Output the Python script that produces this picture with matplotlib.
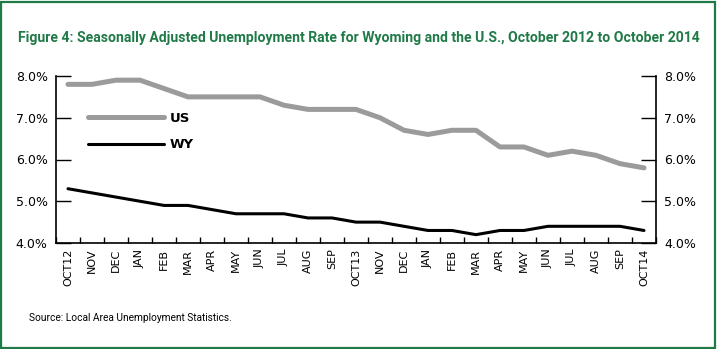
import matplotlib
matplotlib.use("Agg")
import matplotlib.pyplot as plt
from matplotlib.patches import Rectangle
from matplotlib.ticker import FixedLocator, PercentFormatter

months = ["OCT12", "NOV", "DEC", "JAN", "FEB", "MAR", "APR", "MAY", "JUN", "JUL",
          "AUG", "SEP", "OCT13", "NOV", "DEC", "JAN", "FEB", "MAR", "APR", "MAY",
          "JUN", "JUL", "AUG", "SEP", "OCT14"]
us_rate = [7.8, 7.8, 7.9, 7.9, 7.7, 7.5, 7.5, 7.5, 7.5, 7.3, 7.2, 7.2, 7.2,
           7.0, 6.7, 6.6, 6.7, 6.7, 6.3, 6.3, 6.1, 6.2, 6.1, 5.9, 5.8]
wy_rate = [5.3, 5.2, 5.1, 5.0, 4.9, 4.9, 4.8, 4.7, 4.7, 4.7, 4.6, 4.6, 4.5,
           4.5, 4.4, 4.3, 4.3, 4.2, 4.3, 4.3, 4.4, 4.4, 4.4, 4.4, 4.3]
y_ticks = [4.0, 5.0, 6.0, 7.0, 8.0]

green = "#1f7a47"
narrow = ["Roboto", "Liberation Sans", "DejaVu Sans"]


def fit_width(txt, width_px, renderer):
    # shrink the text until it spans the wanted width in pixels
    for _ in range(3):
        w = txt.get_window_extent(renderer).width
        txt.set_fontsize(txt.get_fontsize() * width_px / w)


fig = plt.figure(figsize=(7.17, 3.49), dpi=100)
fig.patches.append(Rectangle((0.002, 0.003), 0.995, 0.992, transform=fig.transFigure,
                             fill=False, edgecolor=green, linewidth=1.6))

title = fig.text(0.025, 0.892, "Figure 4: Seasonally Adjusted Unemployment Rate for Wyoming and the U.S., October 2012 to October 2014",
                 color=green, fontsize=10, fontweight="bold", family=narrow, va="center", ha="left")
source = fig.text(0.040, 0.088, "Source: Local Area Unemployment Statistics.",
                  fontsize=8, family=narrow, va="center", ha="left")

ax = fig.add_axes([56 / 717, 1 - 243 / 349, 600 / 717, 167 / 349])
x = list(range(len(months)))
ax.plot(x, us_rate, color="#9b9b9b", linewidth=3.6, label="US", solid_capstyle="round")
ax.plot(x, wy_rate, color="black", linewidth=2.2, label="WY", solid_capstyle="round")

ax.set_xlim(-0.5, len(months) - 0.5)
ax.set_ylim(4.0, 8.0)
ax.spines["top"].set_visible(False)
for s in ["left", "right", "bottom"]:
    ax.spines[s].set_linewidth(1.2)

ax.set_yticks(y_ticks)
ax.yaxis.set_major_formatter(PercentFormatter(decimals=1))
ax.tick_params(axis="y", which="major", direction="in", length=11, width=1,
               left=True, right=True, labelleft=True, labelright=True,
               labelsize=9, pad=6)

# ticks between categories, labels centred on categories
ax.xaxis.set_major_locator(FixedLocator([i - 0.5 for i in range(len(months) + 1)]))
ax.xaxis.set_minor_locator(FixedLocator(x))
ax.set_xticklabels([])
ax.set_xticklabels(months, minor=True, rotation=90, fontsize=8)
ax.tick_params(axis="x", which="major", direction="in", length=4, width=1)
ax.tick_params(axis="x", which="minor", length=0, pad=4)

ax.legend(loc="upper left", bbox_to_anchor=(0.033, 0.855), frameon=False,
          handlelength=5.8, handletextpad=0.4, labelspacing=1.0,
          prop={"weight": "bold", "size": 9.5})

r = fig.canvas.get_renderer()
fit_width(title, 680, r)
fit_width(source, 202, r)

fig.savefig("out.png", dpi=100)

- AIM -
Ignore the images and quote every line of the listing exactly.

- SOLVED EXERCISE -
Output the Python script that produces this picture with matplotlib.
import matplotlib
matplotlib.use("Agg")
import matplotlib.pyplot as plt
from matplotlib.patches import Rectangle
from matplotlib.ticker import FixedLocator, PercentFormatter

months = ["OCT12", "NOV", "DEC", "JAN", "FEB", "MAR", "APR", "MAY", "JUN", "JUL",
          "AUG", "SEP", "OCT13", "NOV", "DEC", "JAN", "FEB", "MAR", "APR", "MAY",
          "JUN", "JUL", "AUG", "SEP", "OCT14"]
us_rate = [7.8, 7.8, 7.9, 7.9, 7.7, 7.5, 7.5, 7.5, 7.5, 7.3, 7.2, 7.2, 7.2,
           7.0, 6.7, 6.6, 6.7, 6.7, 6.3, 6.3, 6.1, 6.2, 6.1, 5.9, 5.8]
wy_rate = [5.3, 5.2, 5.1, 5.0, 4.9, 4.9, 4.8, 4.7, 4.7, 4.7, 4.6, 4.6, 4.5,
           4.5, 4.4, 4.3, 4.3, 4.2, 4.3, 4.3, 4.4, 4.4, 4.4, 4.4, 4.3]
y_ticks = [4.0, 5.0, 6.0, 7.0, 8.0]

green = "#1f7a47"
narrow = ["Roboto", "Liberation Sans", "DejaVu Sans"]


def fit_width(txt, width_px, renderer):
    # shrink the text until it spans the wanted width in pixels
    for _ in range(3):
        w = txt.get_window_extent(renderer).width
        txt.set_fontsize(txt.get_fontsize() * width_px / w)


fig = plt.figure(figsize=(7.17, 3.49), dpi=100)
fig.patches.append(Rectangle((0.002, 0.003), 0.995, 0.992, transform=fig.transFigure,
                             fill=False, edgecolor=green, linewidth=1.6))

title = fig.text(0.025, 0.892, "Figure 4: Seasonally Adjusted Unemployment Rate for Wyoming and the U.S., October 2012 to October 2014",
                 color=green, fontsize=10, fontweight="bold", family=narrow, va="center", ha="left")
source = fig.text(0.040, 0.088, "Source: Local Area Unemployment Statistics.",
                  fontsize=8, family=narrow, va="center", ha="left")

ax = fig.add_axes([56 / 717, 1 - 243 / 349, 600 / 717, 167 / 349])
x = list(range(len(months)))
ax.plot(x, us_rate, color="#9b9b9b", linewidth=3.6, label="US", solid_capstyle="round")
ax.plot(x, wy_rate, color="black", linewidth=2.2, label="WY", solid_capstyle="round")

ax.set_xlim(-0.5, len(months) - 0.5)
ax.set_ylim(4.0, 8.0)
ax.spines["top"].set_visible(False)
for s in ["left", "right", "bottom"]:
    ax.spines[s].set_linewidth(1.2)

ax.set_yticks(y_ticks)
ax.yaxis.set_major_formatter(PercentFormatter(decimals=1))
ax.tick_params(axis="y", which="major", direction="in", length=11, width=1,
               left=True, right=True, labelleft=True, labelright=True,
               labelsize=9, pad=6)

# ticks between categories, labels centred on categories
ax.xaxis.set_major_locator(FixedLocator([i - 0.5 for i in range(len(months) + 1)]))
ax.xaxis.set_minor_locator(FixedLocator(x))
ax.set_xticklabels([])
ax.set_xticklabels(months, minor=True, rotation=90, fontsize=8)
ax.tick_params(axis="x", which="major", direction="in", length=4, width=1)
ax.tick_params(axis="x", which="minor", length=0, pad=4)

ax.legend(loc="upper left", bbox_to_anchor=(0.033, 0.855), frameon=False,
          handlelength=5.8, handletextpad=0.4, labelspacing=1.0,
          prop={"weight": "bold", "size": 9.5})

r = fig.canvas.get_renderer()
fit_width(title, 680, r)
fit_width(source, 202, r)

fig.savefig("out.png", dpi=100)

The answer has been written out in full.